An extremely important element in every film is Sound and Music. Hunt for the Wilderpeople is no exception, with a lot of diegetic and non-diegetic sounds used throughout the film. Diegetic sounds are from the world of the film, whereas non-diegetic sounds are added by the producers. Music is also often added to create emotion and match the theme of the film. An example of this is when Leonard Cohen’s ‘The Partisan’ plays throughout the snowy montage at the end of chapter eight, the melancholy music combining with the lyrics to show that they are being hunted. Likewise, this also features at the end of the film when happier music plays as Ricky and Hec trek back into the bush to try to find the Huia. Sounds are used to make the audience feel like they are in the world of the film and are experiencing what the characters are experiencing. For instance, a strange, mysterious sound plays when Ricky enters at the start of the film, a non-diegetic sound. Another example is gunshots, or the sounds of the bush, both of which occur throughout the film, and are non-diegetic sounds. These elements play a very important part in this film, in creating emotion, as well as engaging the viewer.

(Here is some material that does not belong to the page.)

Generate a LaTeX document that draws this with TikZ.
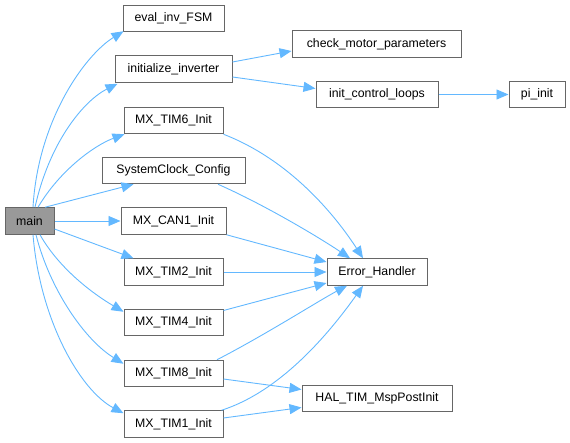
\documentclass[tikz,border=0pt]{standalone}
\usepackage{fontspec}
\setmainfont{Liberation Sans}
\usetikzlibrary{arrows.meta}
\definecolor{edgec}{HTML}{63B8FF}
\definecolor{boxline}{HTML}{666666}
\definecolor{mainfill}{HTML}{999999}
\begin{document}
\begin{tikzpicture}[x=1pt,y=-1pt,
  fn/.style={draw=boxline, line width=1pt, fill=white, minimum height=26.5pt, inner sep=0pt, font=\fontsize{12.3}{14}\selectfont, text=black},
  mainbox/.style={fn, fill=mainfill},
  call/.style={draw=edgec, line width=0.9pt, -{Triangle[length=12pt,width=10pt]}, fill=none},
]
\useasboundingbox (0,0) rectangle (570,443);
\node[mainbox, minimum width=49pt] (main) at (29.5,221) {main};
\node[fn, minimum width=101pt] (eval) at (173.5,18.5) {eval\_inv\_FSM};
\node[fn, minimum width=117pt] (initinv) at (173.5,69) {initialize\_inverter};
\node[fn, minimum width=99pt] (tim6) at (173.5,120.5) {MX\_TIM6\_Init};
\node[fn, minimum width=143pt] (sysclk) at (173.5,170.5) {SystemClock\_Config};
\node[fn, minimum width=105pt] (can1) at (173.5,221) {MX\_CAN1\_Init};
\node[fn, minimum width=99pt] (tim2) at (173.5,272) {MX\_TIM2\_Init};
\node[fn, minimum width=99pt] (tim4) at (173.5,322.5) {MX\_TIM4\_Init};
\node[fn, minimum width=99pt] (tim8) at (173.5,373.5) {MX\_TIM8\_Init};
\node[fn, minimum width=99pt] (tim1) at (173.5,424) {MX\_TIM1\_Init};
\node[fn, minimum width=169pt] (check) at (376.5,44) {check\_motor\_parameters};
\node[fn, minimum width=122pt] (icl) at (377,94.5) {init\_control\_loops};
\node[fn, minimum width=56pt] (pi) at (537,94.5) {pi\_init};
\node[fn, minimum width=100pt] (err) at (377,272) {Error\_Handler};
\node[fn, minimum width=150pt] (hal) at (377,398.5) {HAL\_TIM\_MspPostInit};

% main calls
\draw[call] ([xshift=3.5pt]main.north) .. controls (38,120) and (85,55) .. ([xshift=1pt,yshift=1pt]eval.south west);
\draw[call] ([xshift=5.5pt]main.north) .. controls (50,140) and (85,100) .. ([xshift=3pt,yshift=-1pt]initinv.south west);
\draw[call] ([xshift=8.5pt]main.north) .. controls (60,170) and (95,145) .. ([xshift=1pt]tim6.south west);
\draw[call] ([xshift=15.5pt]main.north) -- ([xshift=-40pt]sysclk.south);
\draw[call] (main.east) -- (can1.west);
\draw[call] ([yshift=-8pt]main.east) -- ([xshift=-40pt]tim2.north);
\draw[call] ([xshift=10.5pt]main.south) .. controls (60,270) and (95,295) .. ([yshift=-3pt]tim4.north west);
\draw[call] ([xshift=6.5pt]main.south) .. controls (50,290) and (85,340) .. ([yshift=-4pt]tim8.north west);
\draw[call] ([xshift=3.5pt]main.south) .. controls (40,320) and (80,390) .. ([yshift=-3pt]tim1.north west);

% second level
\draw[call] ([yshift=7pt]initinv.east) -- ([yshift=-7pt]check.west);
\draw[call] ([yshift=-8pt]initinv.east) -- ([yshift=6pt]icl.west);
\draw[call] (icl.east) -- (pi.west);

\draw[call] (tim6.south east) .. controls (290,160) and (335,215) .. ([xshift=-14pt]err.north);
\draw[call] ([xshift=44.5pt]sysclk.south) .. controls (265,205) and (320,238) .. ([xshift=-27pt]err.north);
\draw[call] (can1.south east) -- ([yshift=10pt]err.west);
\draw[call] (tim2.east) -- (err.west);
\draw[call] ([yshift=12pt]tim4.east) -- ([yshift=-11pt]err.west);
\draw[call] ([xshift=43.5pt]tim8.north) .. controls (265,335) and (320,300) .. ([xshift=-30pt]err.south);
\draw[call] ([xshift=48pt]tim1.north) .. controls (285,390) and (335,325) .. ([xshift=-14pt]err.south);
\draw[call] ([yshift=-5.5pt]tim8.east) -- ([yshift=9pt]hal.west);
\draw[call] ([yshift=6pt]tim1.east) -- ([yshift=-9pt]hal.west);
\end{tikzpicture}
\end{document}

What would a film be without camera shots and angles? These are what make a movie a movie. Camera shots and angles are all about where the camera is in relation to the action. For example, how low or high it is, how close or far it is, and whether and how it is moving are what make up this technique. Many camera shots are used in Hunt for the Wilderpeople. These include at the beginning, where an establishing shot is panned over the New Zealand wilderness, setting the scene, and showing the audience where this move will take place. On the other hand, close-ups of characters’ faces are also used, which show what is running through the characters’ minds, and what they are feeling. Overall, these examples show what an important part sound and music have in this film. 

Overall, Hunt for the Wilderpeople director Taika Waititi uses a wide variety of cinematic techniques to engage the audience. Three of the most influential are costume, sound and music, and camera shots and angles. These, when combined with many other elements, are what make Hunt for the Wilderpeople such a great and successful film.